Ebenso könnten Gemeinden gezielt offene Kommunikation fördern. In Bocholt werden die Klarissen ihren Klosterstandort aufgegeben – eine Entscheidung, die viele Menschen aufwühlt. Mit Ehrlichkeit und Respekt begegnen wir dem Sturm der Entrüstung, was nun aus dem Gebäude wird. Wie besonders ist es, dass ein spiritueller Ort wie dieses Kloster über Jahrzehnte die Seele einer Stadt geprägt hat und seine Aufgabe Widerstand auslöst? Wir sagen auch ehrlich: Finanziell kann nicht jedes alte Gebäude gerettet werden. Aber wir würdigen, was das Kloster für die Menschen bedeutet hat, und suchen gemeinsam nach neuen Wegen der Nutzung. Niemand hat die perfekte Lösung, aber im Vertrauen auf eine positive Streitkultur werden wir eine Lösung finden. Widerstand ist so verstanden ein Angebot zur Veränderung. Ich bin sicher, es wird Gutes wachsen. Denn: Wo Respekt spürbar wird, wächst Vertrauen.
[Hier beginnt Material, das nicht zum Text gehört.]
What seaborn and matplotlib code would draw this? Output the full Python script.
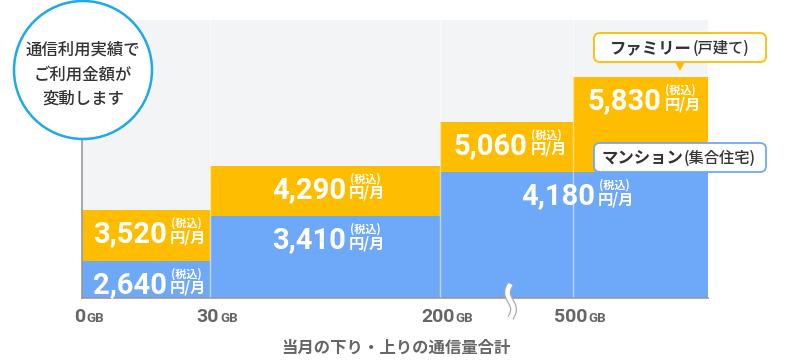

Wo Vertrauen ist, wird konstruktive Veränderung möglich.
Fazit: Mut zu offenen Worten
Werte wie Ehrlichkeit, Respekt, Demut und Vertrauen sind kein verstaubtes Erbe, sondern das Fundament einer Gesellschaft, die sich gegenseitig stärkt, statt selbstsüchtig hinter dem Rücken zu taktieren. Lassen wir das Licht der Klarheit scheinen – und wagen wir den Mut zu offenen Worten mit der Freiheit der Demut, nicht perfekt sein zu müssen.